Note: The first photo above is the original promotion art forf season 1 but it was withdrawn. I can’t imagine why. One of the ways the vampires can infect a person is to splatter these tiny “worms” that can enter the body through the nose, ear, or yes, the eye.
Remember when Netflix just sent out discs? The company has rapidly progressed beyond that to offer unlimited streaming video at a bargain rate (if you watch nine or more titles a month it will be less expensive than Red Box and right to your home). A few years back Netflix also started producing its own shows, delivering a entire series at once. Unlike the networks, which provide one episode a week, Netflix offers all at the same time and leaves the pacing up to the viewer. House of Cards and Orange is the New Black have received the most attention, justly so; but there are others worth seeing, And Netflix makes all seasons available so you can start at the beginning, which I recommend.
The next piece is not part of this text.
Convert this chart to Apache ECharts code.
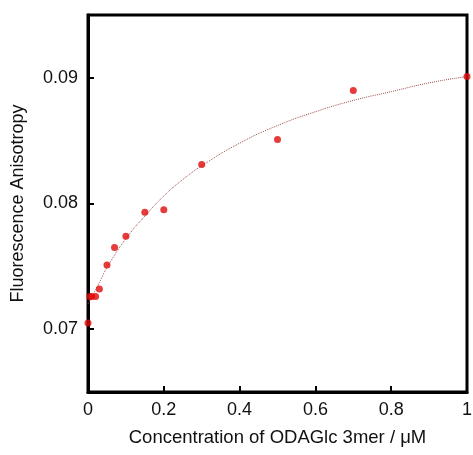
<!DOCTYPE html>
<html>
<head>
<meta charset="utf-8">
<script src="https://cdn.jsdelivr.net/npm/echarts@6/dist/echarts.min.js"></script>
<style>
  html, body { margin: 0; padding: 0; background: #fff; }
  #chart { width: 473px; height: 455px; }
</style>
</head>
<body>
<div id="chart"></div>
<script>
// measured points (concentration uM, anisotropy)
const concX = [0, 0.005, 0.01, 0.02, 0.03, 0.05, 0.07, 0.1, 0.15, 0.2, 0.3, 0.5, 0.7, 1.0]
const anisoY = [0.0705, 0.0726, 0.0726, 0.0726, 0.0732, 0.0751, 0.0765, 0.0774, 0.0793, 0.0795, 0.0831, 0.0851, 0.0890, 0.0901]

// fitted curve
const fitX = [0, 0.03, 0.05, 0.1, 0.15, 0.2, 0.25, 0.3, 0.4, 0.5, 0.6, 0.7, 0.8, 0.9, 1.0]
const fitY = [0.0720, 0.0737, 0.0749, 0.0772, 0.0790, 0.0806, 0.0819, 0.0830, 0.0848, 0.0862, 0.0873, 0.0882, 0.0889, 0.0896, 0.0901]

const yTicks = [0.07, 0.08, 0.09]

const chart = echarts.init(document.getElementById('chart'))

const font = 'Liberation Sans, Arial, sans-serif'

chart.setOption({
  animation: false,
  grid: {
    left: 88, right: 6, top: 15, bottom: 63,
    outerBoundsMode: 'none',
    containLabel: false,
    show: true,
    borderColor: '#000',
    borderWidth: 3
  },
  xAxis: {
    type: 'value',
    min: 0, max: 1, interval: 0.2,
    name: 'Concentration of ODAGlc 3mer / μM',
    nameLocation: 'middle',
    nameGap: 36,
    nameTextStyle: { fontFamily: font, fontSize: 18.5, color: '#111' },
    axisLine: { show: true, lineStyle: { color: '#000', width: 3 } },
    axisTick: { show: true, inside: true, length: 6, lineStyle: { color: '#000', width: 2 } },
    axisLabel: { fontFamily: font, fontSize: 18, color: '#111', margin: 9 },
    splitLine: { show: false }
  },
  yAxis: {
    type: 'value',
    min: 0.065, max: 0.095,
    name: 'Fluorescence Anisotropy',
    nameLocation: 'middle',
    nameGap: 61,
    nameTextStyle: { fontFamily: font, fontSize: 18, color: '#111' },
    axisLine: { show: true, lineStyle: { color: '#000', width: 3 } },
    axisTick: { show: true, inside: true, length: 6, customValues: yTicks, lineStyle: { color: '#000', width: 2 } },
    axisLabel: {
      fontFamily: font, fontSize: 18, color: '#111', margin: 10,
      customValues: yTicks,
      formatter: v => v.toFixed(2)
    },
    splitLine: { show: false }
  },
  series: [
    {
      type: 'line',
      data: fitX.map((x, i) => [x, fitY[i]]),
      smooth: true,
      showSymbol: false,
      lineStyle: { color: '#a0504a', width: 1, type: 'dotted' },
      z: 1
    },
    {
      type: 'scatter',
      data: concX.map((x, i) => [x, anisoY[i]]),
      symbolSize: 7,
      itemStyle: { color: '#e00a0a' },
      z: 2
    }
  ]
})
</script>
</body>
</html>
Here are three of my favorites.
The Fall. Two seasons (A) Netflix doesn’t actually produce this show but licenses it for U. S. distribution. It stars Gillian Anderson as Stella Gibson, a Brit police investigator who is brought in to catch a serial killer in Belfast. That murderer is played by Irish actor Jamie Dornan. The show is unusual in that the audience knows who the killer is; the concentration is on the chase and how it affects both police detective and killer. If you like British crime dramas, you can’t miss this. The long interrogation scene between Stella and the killer in episode six of season two alone is worth the price of admission.
Lilyhammer. Three seasons (A) Steven Van Zandt, who plays in the E Street Band and had an ongoing role in The Sopranos, stars as a New York mobster who has been put in witness protection and sent to the small Norwegian town of Lilyhammer for protection. He quickly learns that he can easily replicate the life he had in the U. S., opening a bar and making protection deals with locals. It’s a hilarious show that you might think would rely on the one joke, but the writers are brilliant at keeping things interesting. It is, to my mind, one of the funniest shows of this century. Bruce Springsteen, “The Boss” and Van Zandt’s boss in making music, appears as a coroner at the end of season three.
Marco Polo. One season (B) A sprawling, grandiose fictionalization of explorer Marco Polo’s time spent in the court of Kublai Khan. Marco (a handsome Lorenzo Richelmy) becomes the Khan’s confidant, when it seems like a good idea, but is often the first one blamed when anything goes wrong. Expansive battle scenes and great attention to period detail make the series seem more historical than it is. Still if you can accept it as fiction, it’s often quite thrilling. Be patient, it doesn’t really settle down until the third episode. Netfloix has remained mum about a second season.